Apr 26, 2017

How to Hug the Man That Killed Your Wife

By Vegar Svanemyr / medium.com
How to Hug the Man That Killed Your Wife

Today, the man that ran over and killed my wife Christy was sentenced to one thousand hours of community service, and four days in jail. I attended the sentencing together with Christy’s sister. Right after it happened, three and a half years ago, I was told I would get a chance to speak to him during the sentencing. Today was that day. On the bus down to the court house, I wondered what I would say.

When I was in my early 20s, I called up a guy that had used to be my friend. Jørn was his name. I’m not exactly sure why I began being mean to Jørn, but I was. I spent years during elementary school tormenting him. As I got a little older the thought of what I had done to him started to bother me, and suddenly one day, I realized that instead of agonizing every day over what I put him through, I could just call him to apologize. When he answered the phone — which I was praying for him not to do — he heard me out, and probably said a few things, but what he said that I remember was something like, “It’s ok, I’m doing fine, my life is great, don’t worry about what you did, I always knew it was your own thing you were dealing with.”

I hope I thanked him, because when I hung up I remember the feeling as something like a wave that came rolling in, a kind of flood of forgiveness washing over me. It was very humbling. Then ten or so years later, Tomas Burnoski killed my wife by accident. I thought of what Jørn had done for me, and knew that I also had to forgive Burnoski. My Zen teacher asked me yesterday if I had ever driven drunk (Burnoski wasn’t). I said yes. He said, “then you could have killed someone too”.
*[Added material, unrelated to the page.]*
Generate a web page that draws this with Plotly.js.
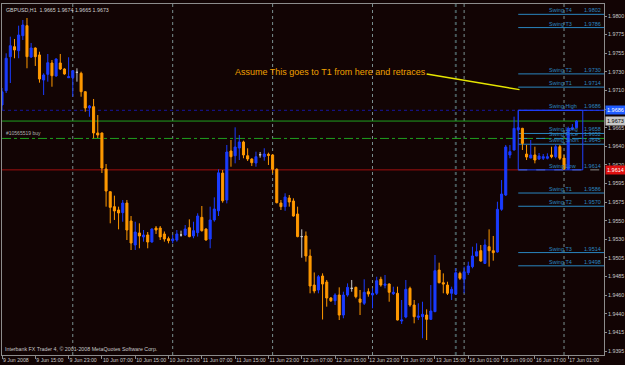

On the way to the court house I thought about making something up on the spot, but figured it’d be better if I wrote something down, so that I would remember what to say if I got flustered. When I walked into the courtroom, I almost lost heart. I glanced at Burnoski, and his family and friends that were there, but it was hard to look at them. The formality with which the judge and the lawyers spoke made me think that this perhaps wasn’t the right time and place to say what I wanted, that maybe I should be more careful and measured. But then I thought, fuck it, just do it already, and this is what I said to him:

“I have also done stupid things in my life, I’ve driven recklessly, and if things had been just a little different I might have killed someone too. So in a certain way, I don’t think that we are that different.

But be that as it may, this is what has happened, and what has led us here right now. You’re the one that made your own mistake, and that has to live with the consequences of it. The last three years have been hard, for myself, for my family, and for all the people that loved Christy. My daughter will have to grow up without a mother. I have had to invent a new life for myself and become a new person.

In all of that, what has become clear to me is that sooner or later we all have to face the reality that we will lose everything and everyone we care about, and that when the time comes, we all have to die alone.

I’m sad that you killed my wife, and maybe I always will be, but I don’t hold any anger towards you, and I forgive you for what you did. I hope that you will take that into your heart, and eventually be able to forgive yourself as well.

This world being the way it is, I think it’s best if we spend our days loving each other, doing what we can to be a force of good. Thank you.”

Christy’s sister stood up and told her story of the loss of her sister, and her and her mother’s own paths to forgiveness someday. Then Burnoski stood up and told his story, saying that when he was in his early thirties, my age, he also became a single parent, having to take care of a seven month old daughter by himself, not knowing how to do it. Bottle feeding her, reading her books at night until she fell asleep. He wondered how in God’s name he could have brought the same thing upon me, and asked me for forgiveness.

The veils that separate us are very thin.

As I walked over to the court house before the sentencing, I thought of the new woman that I have met, that I haven’t been able to love in the way that I have wanted to. I thought of the very simple thing that when you have something in your hand, before you can pick up something else, you have to let go of the first thing. There are moments then in this life, when we need to stand empty handed.

As the court proceedings wrapped up, I felt like I needed to go over to him and make a physical gesture of what I had just said. Sometimes it is easy for me to use big words, but it’s always a different thing to put something into action. So I walked over and shook his hand, then I gave him a hug and told him it was ok. I did it for myself as much as for him, I think. Laying down our stones together, maybe.

I don’t intend this as a story of how I am a a great person that made the right choices, although I am proud of what I did. Stories such as this one are not ones we tell each other very often, and I think they are worth telling.

Thank you Jørn, for being a great man.